The Organisation for Economic Co-operation and Development (OECD) has published its full list of candidates for the next secretary-general, including President Kersti Kaljulaid.
Ten people have been nominated; along with President Kaljulaid, the list is made up of former Trump adviser and now White House Deputy Chief of Staff Chris Liddell, former Australian finance minister Mathias Cormann, former European Commissioners Cecilia Malmström and Anna Diamantopoulou, president of the Czech Republic's Chamber of Commerce Vladimir Dlouhy, Swiss former central bank chief Philipp Hildebrand, the OECD's own deputy director Ulrik Vestergaard Knudsen (Denmark), Polish Minister of Climate and Environment Michal Kurtyka and former Canadian finance minister Bill Morneau.
Of the 10, many have tipped Chris Liddell, largely since a U.S. national has not held the post in the organization's 60-year history.
New Zealand-born Liddell is a former CFO at General Motors and Microsoft, and served as Assistant to the President for Strategic Initiatives early on in the Trump administration.
Sources say, however, that a Trump loss in the U.S. Presidential election Tuesday would severely reduce his chances of getting the job.
Conversely, Mathias Cormann himself says he does not rate his chances since he had come from an administration – which he left only last week – which has been climate-change skeptical at a time when the OECD says it wants to prioritize tackling the phenomenon.
The OECD, often dubbed the "rich countries' club", is aimed at promiting economic development and world trade.
Current Secretary-General José Ángel Gurría's (Mexico) five-year term ends in May 2021.
The OECD contains 37 member states, chiefly in Europe, the Americas and Australasia, who published the 10-candidate list on Monday.
President Kersti Kaljulaid threw her hat into the ring in late August, later saying the Ministry of Foreign Affairs had recommended she run.
Kaljulaid had spearheaded Estonia's successful bid for a non-permanent seat on the UN Security Council (UNSC), traveling widely around the globe in the run-up, which it was awarded in June 2019, for the 2020-2021 term.

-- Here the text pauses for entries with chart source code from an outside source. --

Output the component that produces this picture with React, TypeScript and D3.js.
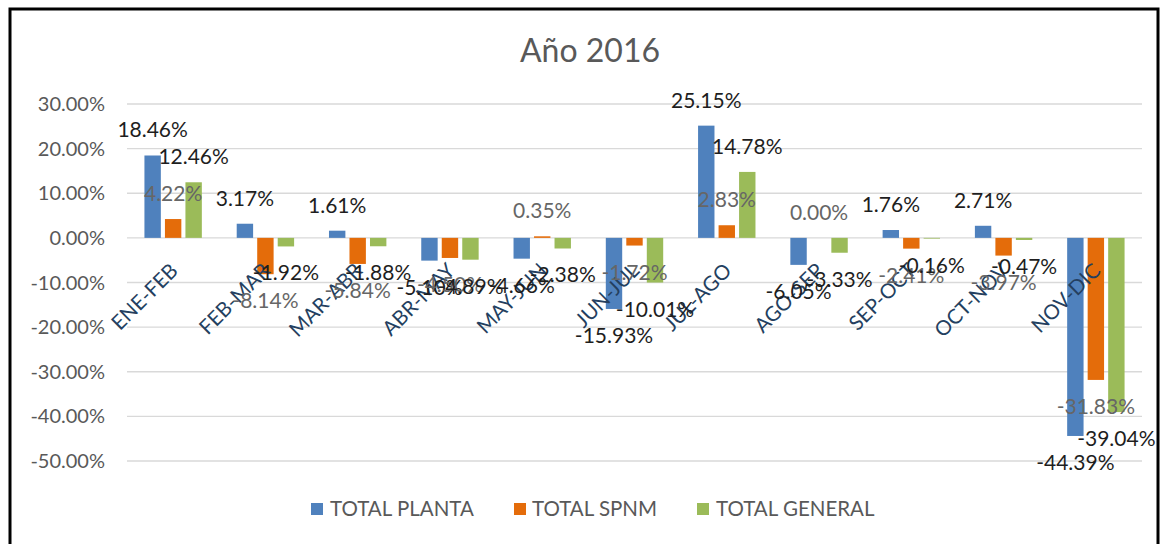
import React from "react";
import * as d3 from "d3";

const categories = ["ENE-FEB","FEB-MAR","MAR-ABR","ABR-MAY","MAY-JUN","JUN-JUL","JUL-AGO","AGO-SEP","SEP-OCT","OCT-NOV","NOV-DIC"];
const seriesNames = ["TOTAL PLANTA","TOTAL SPNM","TOTAL GENERAL"];
const totalPlanta = [18.46, 3.17, 1.61, -5.10, -4.66, -15.93, 25.15, -6.05, 1.76, 2.71, -44.39];
const totalSpnm = [4.22, -8.14, -5.84, -4.50, 0.35, -1.72, 2.83, 0.00, -2.41, -3.97, -31.83];
const totalGeneral = [12.46, -1.92, -1.88, -4.89, -2.38, -10.01, 14.78, -3.33, -0.16, -0.47, -39.04];
const yTicks = [30, 20, 10, 0, -10, -20, -30, -40, -50];

const colors = ["#4F81BD", "#E46C0A", "#9BBB59"];
const labelColors = ["#1e1e1e", "#666666", "#1e1e1e"];
const FONT = "Lato, 'Open Sans', sans-serif";

export default function App() {
  const W = 1164, H = 544;
  const plotLeft = 127, plotRight = 1142;
  const y = d3.scaleLinear().domain([-50, 30]).range([461, 104]);
  const x0 = d3.scaleBand().domain(categories).range([plotLeft, plotRight]).paddingInner(1 - 61.5 / 92.27).paddingOuter((1 - 61.5 / 92.27) / 2);
  const x1 = d3.scaleBand().domain(seriesNames).range([0, x0.bandwidth()]).paddingInner(0.2).paddingOuter(0.1);
  const allSeries = [totalPlanta, totalSpnm, totalGeneral];
  const fmt = (v: number) => v.toFixed(2) + "%";

  const legendItems = [
    { sx: 311, tx: 330 },
    { sx: 514, tx: 532 },
    { sx: 697, tx: 716 },
  ];

  return (
    <svg width={W} height={H} style={{ position: "absolute", left: 0, top: 0, background: "#fff" }} fontFamily={FONT}>
      <rect x={0} y={0} width={W} height={H} fill="#fff" />
      <rect x={10} y={9} width={1148} height={560} fill="none" stroke="#000" strokeWidth={3} />
      <text x={590} y={62} textAnchor="middle" fontSize={32} fill="#595959">Año 2016</text>
      {yTicks.map((t) => (
        <g key={t}>
          <line x1={plotLeft} x2={plotRight} y1={y(t)} y2={y(t)} stroke="#d9d9d9" strokeWidth={1.3} />
          <text x={105} y={y(t) + 7} textAnchor="end" fontSize={20} fill="#595959">{t.toFixed(2) + "%"}</text>
        </g>
      ))}
      {categories.map((c, ci) => (
        <g key={c}>
          {allSeries.map((s, si) => {
            const v = s[ci];
            const bx = (x0(c) as number) + (x1(seriesNames[si]) as number);
            const top = y(Math.max(0, v));
            const h = Math.abs(y(v) - y(0));
            return <rect key={si} x={bx} y={top} width={x1.bandwidth()} height={h} fill={colors[si]} />;
          })}
        </g>
      ))}
      {categories.map((c) => {
        const cx = (x0(c) as number) + x0.bandwidth() / 2;
        return (
          <text key={c} transform={`translate(${cx + 6},${272}) rotate(-45)`} textAnchor="end" fontSize={20.5} fill="#243F60">{c}</text>
        );
      })}
      {categories.map((c, ci) => (
        <g key={c}>
          {allSeries.map((s, si) => {
            const v = s[ci];
            const bx = (x0(c) as number) + (x1(seriesNames[si]) as number) + x1.bandwidth() / 2;
            const ly = v >= 0 ? y(v) - 18 : y(v) + 34;
            return <text key={si} x={bx} y={ly} textAnchor="middle" fontSize={21} fill={labelColors[si]}>{fmt(v)}</text>;
          })}
        </g>
      ))}
      {seriesNames.map((n, i) => (
        <g key={n}>
          <rect x={legendItems[i].sx} y={503} width={12} height={12} fill={colors[i]} />
          <text x={legendItems[i].tx} y={516} fontSize={20.5} fill="#595959">{n}</text>
        </g>
      ))}
    </svg>
  );
}
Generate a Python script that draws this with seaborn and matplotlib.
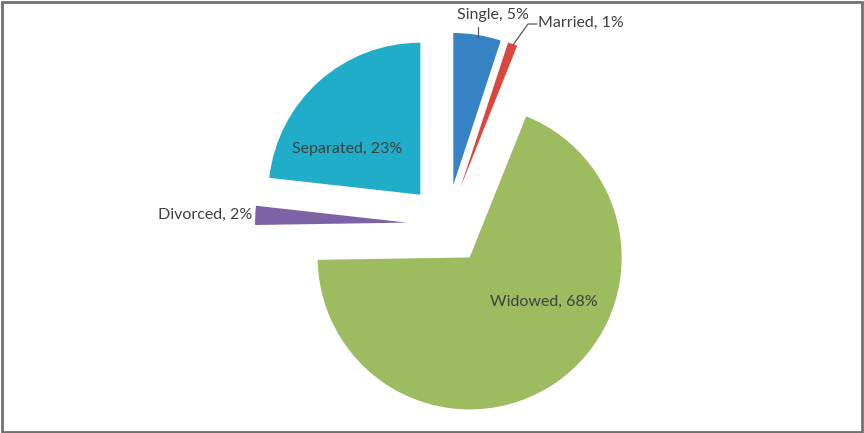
import matplotlib
matplotlib.use("Agg")
import matplotlib.pyplot as plt
import seaborn as sns
from matplotlib.patches import Rectangle

sns.set_theme(style="white")
plt.rcParams["font.family"] = ["Lato", "DejaVu Sans"]

# Marital status shares (percent)
categories = ["Single", "Married", "Widowed", "Divorced", "Separated"]
shares = [5, 1, 68, 2, 23]
colors = ["#3582C4", "#D9473F", "#9DBB5F", "#7D62A6", "#1FADCA"]

W, H, DPI = 864, 433, 100
fig = plt.figure(figsize=(W / DPI, H / DPI), dpi=DPI)
ax = fig.add_axes([0, 0, 1, 1])

ax.pie(shares, colors=colors, startangle=90, counterclock=False,
       explode=[0.263] * len(shares), radius=1.0,
       wedgeprops=dict(linewidth=0))

# pie centre and radius in pixels
cx, cy, rpx = 447, 224.5, 152
ax.set_xlim(-cx / rpx, (W - cx) / rpx)
ax.set_ylim(-(H - cy) / rpx, cy / rpx)
ax.set_aspect("equal", adjustable="box")
ax.axis("off")

txt = "#404040"
fs = 11.5
labels = [f"{c}, {v}%" for c, v in zip(categories, shares)]
lab = dict(zip(categories, labels))

ax.text(0.299, 1.378, lab["Single"], ha="center", va="center", color=txt, fontsize=fs)
ax.text(0.599, 1.326, lab["Married"], ha="left", va="center", color=txt, fontsize=fs)
ax.text(0.635, -0.510, lab["Widowed"], ha="center", va="center", color=txt, fontsize=fs)
ax.text(-1.283, 0.0625, lab["Divorced"], ha="right", va="center", color=txt, fontsize=fs)
ax.text(-0.658, 0.497, lab["Separated"], ha="center", va="center", color=txt, fontsize=fs)

# leader lines
lc = "#595959"
ax.plot([0.204, 0.204], [1.301, 1.234], color=lc, lw=0.9)
ax.plot([0.592, 0.533, 0.434], [1.319, 1.319, 1.181], color=lc, lw=0.9)

# chart frame
fig.patches.append(Rectangle((2 / W, 1 / H), (W - 4) / W, (H - 3) / H,
                             transform=fig.transFigure, fill=False,
                             edgecolor="#707070", linewidth=2))

fig.savefig("out.png", dpi=DPI, facecolor="white")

She also recently hosted the Three Seas Virtual Summit in Tallinn, as part of Estonia's role as host nation of the initiative, aimed at bringing transport, energy, digital and environmental infrastructures in 12, mostly Central and Eastern European, EU member states, up to speed.
Should she get the job, it would mean a second term as President of Estonia is off the table. The next presidential elections in Estonia take place in autumn 2021 and follow several rounds of voting in the Riigikogu and via an electoral college in provincial Estonia, returning to the Riigikogu if these prove inconclusive.